El factor cuantitativo es también esencial. Aquello que aparece son los «congresos» compuestos por centenares de «expertos» en cualquier asunto, cuyo alcance puede ser muy reducido, pero tienen asegurada su publicidad y resonancia, que se extingue a la semana siguiente y no deja huella.

Todo esto, si se mira bien, es lo menos importante. Lo que me parece pernicioso es la omisión de casi todo lo que vale la pena. La atención está acaparada por asuntos mínimos, que apenas reclaman una mención fugitiva; incluso las cuestiones importantes en sí mismas, por ejemplo las políticas, las decisiones de gobierno, se suelen presentar con una visión «doméstica», inmediata, sin conexión con proyectos de largo alcance. Es menester que se las vea como partes, pasos, etapas de una interpretación de España, de su figura, de su papel en Europa, en el mundo hispánico, en el conjunto de Occidente. Es urgente «despegar» de lo provinciano -no digamos del aldeanismo a que algunos nos invitan sin descanso- para alcanzar una visión abarcadora. Todo lo que nos pasa, lo que hacemos y, sobre todo, lo que podemos hacer, acontece en España, en su conjunto, en su totalidad, como remate actual de su historia milenaria, desde donde es posible la anticipación del porvenir. Se vive en el futuro, desde el cual se toman las decisiones, se elige entre las posibilidades. Incluso se cuenta o narra desde los proyectos. Y para ello hay que tener presente la totalidad del horizonte.

Es sorprendente que ahora mismo, cuando la proximidad del siglo XXI y del tercer milenio parecen favorecer la visión al porvenir, la anticipación se reduce a cuestiones de detalle, aunque no carezcan de importancia: el euro, las normas de la Comunidad Europea, la posible legislación general, la distribución de las ayudas. No se piensa en la función de las diversas naciones, en los papeles que pueden desempeñar en la construcción del conjunto, en lo que podría ser la gran orquesta europea, vinculada esencialmente a la otra mitad americana de Occidente.

Lejos de esto, la mezquindad, la extrema miopía de los nacionalismos intenta desvirtuar o negar la realidad de las naciones, dentro de las cuales tienen su función extremadamente valiosa las regiones como sociedades «insertivas», a través de las cuales se inserta el individuo en su nación, a la vez que mira al horizonte programático de Europa.

La modalidad humana que es España, distinta de las demás naciones europeas, llamada a una convivencia fraternal con ellas, reclama la intensificación de su figura propia, la aportación a Europa de lo que ha sido, es y, sobre todo, puede ser.
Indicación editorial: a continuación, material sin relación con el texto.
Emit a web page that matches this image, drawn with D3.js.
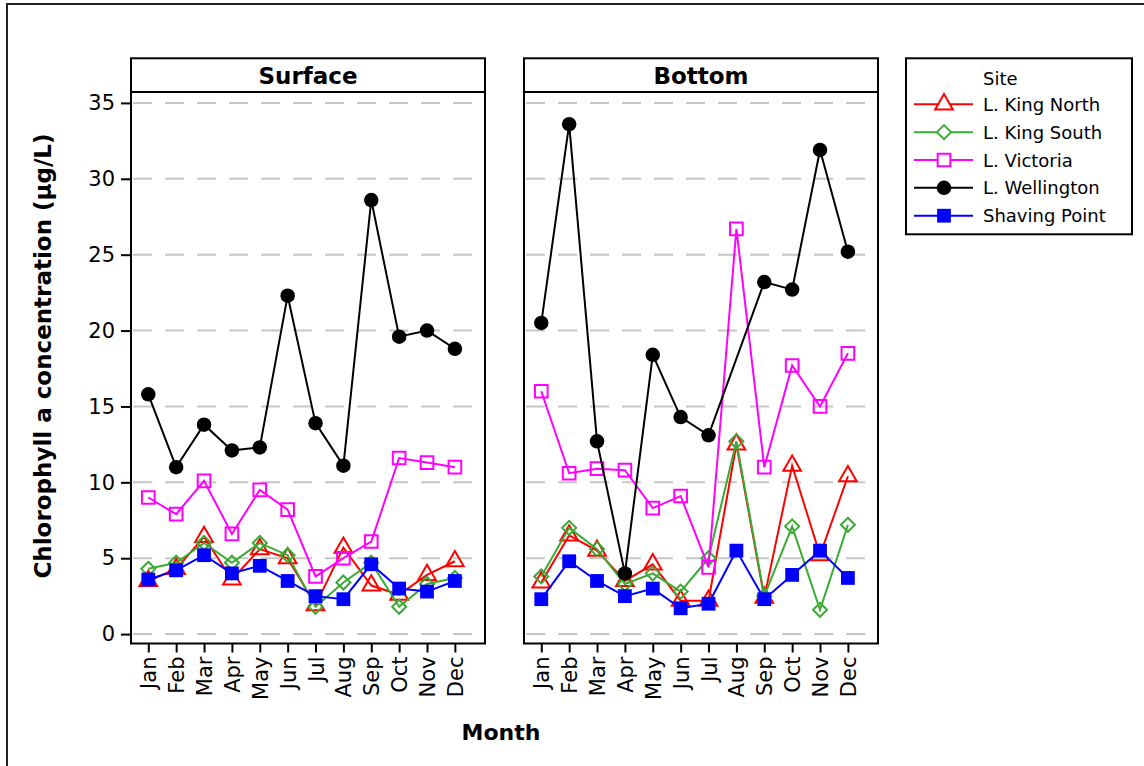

Cada nación tiene que hacer su «propuesta» articulada, llena de contenido, con su diversidad creadora.

Si esto se hiciera, si se imaginara lo que se puede ser, si se ampliara el horizonte hasta sus límites reales, todo aparecería a una nueva luz, resultaría inteligible, podría de verdad interesar, daría tensión a una convivencia inerte, podría despertar ilusión, poner ante los ojos una empresa rica de contenido en la que valdría la pena tomar parte.

Se trata de reivindicar las condiciones exigidas por la vida civilizada de personas con un larguísimo pasado a la espalda, condición de un porvenir que puede ser incitante, creador, lleno de promesas. En eso consiste la verdadera riqueza humana.